Hoy san Lucas nos trae a la memoria uno de los tesoros que nos dejó el Señor aquí en la tierra: la oración del Padre Nuestro, que rezamos cada vez que se celebra la Eucaristía: “Fieles a la recomendación del Salvador y siguiendo su divina enseñanza, nos atrevemos a decir” (Rito de Comunión).
¿Por qué dice la liturgia “nos atrevemos a decir”? Simple, porque ningún judío intentaría decirle a Jehová Padre. “No está atestiguada… la denominación de Dios como Padre ni en la época precristiana ni a lo largo del primer siglo de la era cristiana” (Tabet, M. A., La Oración de Jesús: Abbá, Padre, dadun.unav.).
Para un judío piadoso, el vocativo “Padre” era verdaderamente un atrevimiento, una excesiva familiaridad con Dios, que rayaba en la blasfemia. Quienes alentaban la muerte de Jesús, precisamente lo acusaban de esto: “no solo quebrantaba el sábado, sino que también llamaba a Dios Padre suyo, haciéndose igual a Dios” (Juan 5, 18).
Jesús lo invoca como Padre “sin necesidad de introducir matices para salvaguardar la trascendencia divina” (ibid.). Nuestra adopción filial nos capacita para seguir este divino ejemplo y para tratar al Padre con naturalidad.
Jesús —salvo en la Cruz— siempre acude a Él como “Padre”. Llama la atención en el evangelio la inmediatez con que el Hijo se pone en relación con Dios-Padre. La originalidad de Jesús es percibirlo como una persona próxima y directamente accesible… ¿Nosotros cómo lo imitamos?
¡Qué importante es la labor que hace un papá con sus hijos! Su acción paterna crea una imagen que actúa como matriz para que los que va formando comprendan la paternidad de Dios: “Si vosotros, pues, que sois malos, sabéis dar cosas buenas a vuestros hijos, ¿cuánto más el Padre del cielo dará el Espíritu Santo a los que se lo piden? (Lucas 11, 13).
Pero ¿cómo se explica que este padre tan bueno haga una zancadilla a nuestros primeros padres y después los castigue? Nadie duda de su amor cuando en el Génesis hace de esas dos criaturas hijos suyos: a su imagen y semejanza. Y además les da toda la creación para que la trabajen y participen con Él en su finalización.
Pero ¿para qué los pone a prueba?... Ellos deben reconocer que han sido creados, que tienen límites; de lo contrario se pueden confundir y creerse dioses: “convenía al hombre que se le prohibiera alguna cosa, para que, colocado bajo el Señor Dios, pudiera de este modo, con la virtud de la obediencia, merecer la posesión de su Señor” (San Agustín, De Genn. ad litt. 8,6,12).
Los márgenes son parte del amor paterno, porque hay que preparar a los hijos a vivir en sociedad.
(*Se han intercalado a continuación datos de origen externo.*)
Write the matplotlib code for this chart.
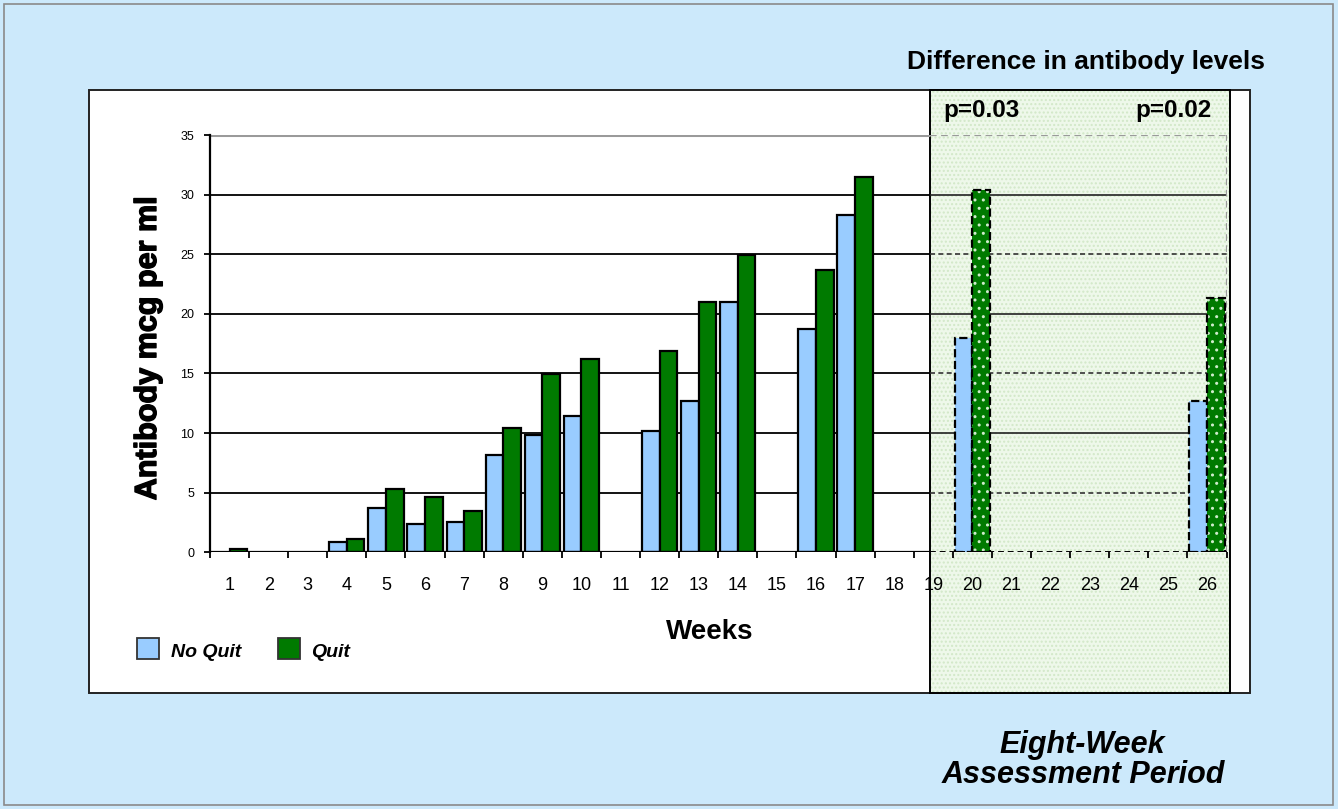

Es ahí, en la relación con los demás, donde aparece, crece y madura la generosidad, el olvido de sí mismo y el amor que nos hace felices. Una persona sin límites es una bomba de infelicidad autorreferente, que actúa despóticamente como un sultán, sus caprichos carecen de argumentos y para imponerlos acude a la violencia. Somos libres, pero existen los demás y —junto con Dios— ellos son nuestros límites naturales.
La expulsión del Paraíso de nuestros primeros padres ¿fue real o solo una amenaza? Este Padre tan bueno ¿realmente castigó? “El Señor reprende a los que ama y castiga a sus hijos preferidos. Soporten la prueba para vuestra corrección, porque Dios os trata como a hijos, pues ¿qué padre no corrige a sus hijos? Si os eximen de la corrección, que es patrimonio de todos, es que sois bastardos y no hijos” (Hebreos 12, 6-8).
Las Escrituras nos revelan este rostro completo de Dios. Un Padre que crea y ama libremente al hombre, dándole la creación para que la trabaje y un límite que no obedeció. Así, pierde los dones preternaturales y la herencia del paraíso, pero este Padre “no se dio por vencido; es más, el «no» del hombre fue como el empujón decisivo que le indujo a manifestar su amor en toda su fuerza redentora” (Benedicto XVI, 21-11-2007), entregando el don del propio Hijo para la salvación de la humanidad.